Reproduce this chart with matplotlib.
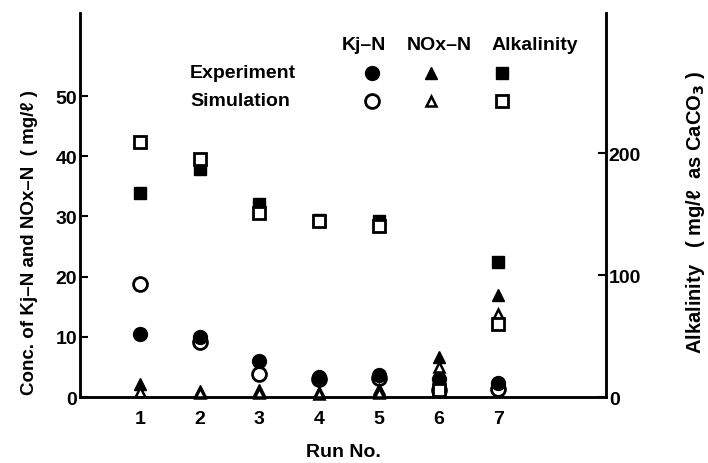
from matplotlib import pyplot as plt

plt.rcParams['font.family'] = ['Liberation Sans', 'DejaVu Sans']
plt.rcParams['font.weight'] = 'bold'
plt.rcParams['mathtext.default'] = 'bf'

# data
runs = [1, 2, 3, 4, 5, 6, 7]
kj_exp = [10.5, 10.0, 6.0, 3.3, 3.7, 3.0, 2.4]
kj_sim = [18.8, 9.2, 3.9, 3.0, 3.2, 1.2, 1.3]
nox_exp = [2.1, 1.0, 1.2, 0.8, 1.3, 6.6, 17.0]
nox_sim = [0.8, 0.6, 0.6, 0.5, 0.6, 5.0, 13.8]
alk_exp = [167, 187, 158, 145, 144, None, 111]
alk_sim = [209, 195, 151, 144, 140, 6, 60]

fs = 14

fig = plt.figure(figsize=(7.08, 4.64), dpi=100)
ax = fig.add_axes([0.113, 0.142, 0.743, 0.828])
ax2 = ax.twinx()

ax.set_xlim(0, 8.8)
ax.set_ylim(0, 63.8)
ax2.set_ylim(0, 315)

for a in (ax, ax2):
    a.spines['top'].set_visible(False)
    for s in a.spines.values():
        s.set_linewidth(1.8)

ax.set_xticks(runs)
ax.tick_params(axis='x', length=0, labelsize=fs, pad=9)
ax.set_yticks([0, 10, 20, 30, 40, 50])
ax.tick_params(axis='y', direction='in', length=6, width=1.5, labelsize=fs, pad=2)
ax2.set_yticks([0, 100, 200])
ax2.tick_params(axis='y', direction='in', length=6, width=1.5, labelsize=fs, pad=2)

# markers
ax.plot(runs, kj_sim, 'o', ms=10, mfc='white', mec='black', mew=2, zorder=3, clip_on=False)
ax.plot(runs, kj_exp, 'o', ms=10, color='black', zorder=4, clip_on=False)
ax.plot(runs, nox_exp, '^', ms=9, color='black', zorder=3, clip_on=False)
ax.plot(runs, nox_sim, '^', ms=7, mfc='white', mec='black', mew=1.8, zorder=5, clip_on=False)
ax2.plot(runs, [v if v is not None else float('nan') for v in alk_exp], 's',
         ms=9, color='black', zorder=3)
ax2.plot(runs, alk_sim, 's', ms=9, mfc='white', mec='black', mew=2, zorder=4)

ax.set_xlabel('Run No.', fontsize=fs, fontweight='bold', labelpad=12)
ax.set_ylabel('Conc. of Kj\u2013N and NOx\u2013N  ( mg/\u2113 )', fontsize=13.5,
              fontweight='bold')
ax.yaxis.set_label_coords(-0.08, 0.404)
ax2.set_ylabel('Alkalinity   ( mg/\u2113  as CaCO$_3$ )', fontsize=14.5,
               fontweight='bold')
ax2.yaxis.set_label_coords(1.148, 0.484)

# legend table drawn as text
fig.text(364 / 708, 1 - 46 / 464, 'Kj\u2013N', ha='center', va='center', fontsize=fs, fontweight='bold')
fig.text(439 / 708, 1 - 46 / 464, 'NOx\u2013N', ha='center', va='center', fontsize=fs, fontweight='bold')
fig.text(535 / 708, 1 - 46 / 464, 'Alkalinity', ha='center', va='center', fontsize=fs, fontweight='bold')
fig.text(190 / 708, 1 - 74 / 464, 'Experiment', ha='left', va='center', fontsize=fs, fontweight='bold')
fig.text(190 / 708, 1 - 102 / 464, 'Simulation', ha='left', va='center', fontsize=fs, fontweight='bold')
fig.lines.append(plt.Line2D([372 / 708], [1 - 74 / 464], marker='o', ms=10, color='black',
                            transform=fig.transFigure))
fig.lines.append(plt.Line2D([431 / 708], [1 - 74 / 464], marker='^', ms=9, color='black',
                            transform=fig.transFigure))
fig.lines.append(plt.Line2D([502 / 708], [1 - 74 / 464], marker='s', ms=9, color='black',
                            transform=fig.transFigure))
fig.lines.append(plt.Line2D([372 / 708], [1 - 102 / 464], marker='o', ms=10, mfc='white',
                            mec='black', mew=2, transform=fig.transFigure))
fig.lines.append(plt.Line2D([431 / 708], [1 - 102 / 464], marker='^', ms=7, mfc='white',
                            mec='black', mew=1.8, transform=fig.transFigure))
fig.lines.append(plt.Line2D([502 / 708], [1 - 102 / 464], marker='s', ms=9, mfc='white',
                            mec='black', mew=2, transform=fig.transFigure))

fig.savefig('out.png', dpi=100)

▬▬▬

• Written request:
Copy the material above exactly and drop the pictures.

• Task result:
Reproduce this chart with matplotlib.
from matplotlib import pyplot as plt

plt.rcParams['font.family'] = ['Liberation Sans', 'DejaVu Sans']
plt.rcParams['font.weight'] = 'bold'
plt.rcParams['mathtext.default'] = 'bf'

# data
runs = [1, 2, 3, 4, 5, 6, 7]
kj_exp = [10.5, 10.0, 6.0, 3.3, 3.7, 3.0, 2.4]
kj_sim = [18.8, 9.2, 3.9, 3.0, 3.2, 1.2, 1.3]
nox_exp = [2.1, 1.0, 1.2, 0.8, 1.3, 6.6, 17.0]
nox_sim = [0.8, 0.6, 0.6, 0.5, 0.6, 5.0, 13.8]
alk_exp = [167, 187, 158, 145, 144, None, 111]
alk_sim = [209, 195, 151, 144, 140, 6, 60]

fs = 14

fig = plt.figure(figsize=(7.08, 4.64), dpi=100)
ax = fig.add_axes([0.113, 0.142, 0.743, 0.828])
ax2 = ax.twinx()

ax.set_xlim(0, 8.8)
ax.set_ylim(0, 63.8)
ax2.set_ylim(0, 315)

for a in (ax, ax2):
    a.spines['top'].set_visible(False)
    for s in a.spines.values():
        s.set_linewidth(1.8)

ax.set_xticks(runs)
ax.tick_params(axis='x', length=0, labelsize=fs, pad=9)
ax.set_yticks([0, 10, 20, 30, 40, 50])
ax.tick_params(axis='y', direction='in', length=6, width=1.5, labelsize=fs, pad=2)
ax2.set_yticks([0, 100, 200])
ax2.tick_params(axis='y', direction='in', length=6, width=1.5, labelsize=fs, pad=2)

# markers
ax.plot(runs, kj_sim, 'o', ms=10, mfc='white', mec='black', mew=2, zorder=3, clip_on=False)
ax.plot(runs, kj_exp, 'o', ms=10, color='black', zorder=4, clip_on=False)
ax.plot(runs, nox_exp, '^', ms=9, color='black', zorder=3, clip_on=False)
ax.plot(runs, nox_sim, '^', ms=7, mfc='white', mec='black', mew=1.8, zorder=5, clip_on=False)
ax2.plot(runs, [v if v is not None else float('nan') for v in alk_exp], 's',
         ms=9, color='black', zorder=3)
ax2.plot(runs, alk_sim, 's', ms=9, mfc='white', mec='black', mew=2, zorder=4)

ax.set_xlabel('Run No.', fontsize=fs, fontweight='bold', labelpad=12)
ax.set_ylabel('Conc. of Kj\u2013N and NOx\u2013N  ( mg/\u2113 )', fontsize=13.5,
              fontweight='bold')
ax.yaxis.set_label_coords(-0.08, 0.404)
ax2.set_ylabel('Alkalinity   ( mg/\u2113  as CaCO$_3$ )', fontsize=14.5,
               fontweight='bold')
ax2.yaxis.set_label_coords(1.148, 0.484)

# legend table drawn as text
fig.text(364 / 708, 1 - 46 / 464, 'Kj\u2013N', ha='center', va='center', fontsize=fs, fontweight='bold')
fig.text(439 / 708, 1 - 46 / 464, 'NOx\u2013N', ha='center', va='center', fontsize=fs, fontweight='bold')
fig.text(535 / 708, 1 - 46 / 464, 'Alkalinity', ha='center', va='center', fontsize=fs, fontweight='bold')
fig.text(190 / 708, 1 - 74 / 464, 'Experiment', ha='left', va='center', fontsize=fs, fontweight='bold')
fig.text(190 / 708, 1 - 102 / 464, 'Simulation', ha='left', va='center', fontsize=fs, fontweight='bold')
fig.lines.append(plt.Line2D([372 / 708], [1 - 74 / 464], marker='o', ms=10, color='black',
                            transform=fig.transFigure))
fig.lines.append(plt.Line2D([431 / 708], [1 - 74 / 464], marker='^', ms=9, color='black',
                            transform=fig.transFigure))
fig.lines.append(plt.Line2D([502 / 708], [1 - 74 / 464], marker='s', ms=9, color='black',
                            transform=fig.transFigure))
fig.lines.append(plt.Line2D([372 / 708], [1 - 102 / 464], marker='o', ms=10, mfc='white',
                            mec='black', mew=2, transform=fig.transFigure))
fig.lines.append(plt.Line2D([431 / 708], [1 - 102 / 464], marker='^', ms=7, mfc='white',
                            mec='black', mew=1.8, transform=fig.transFigure))
fig.lines.append(plt.Line2D([502 / 708], [1 - 102 / 464], marker='s', ms=9, mfc='white',
                            mec='black', mew=2, transform=fig.transFigure))

fig.savefig('out.png', dpi=100)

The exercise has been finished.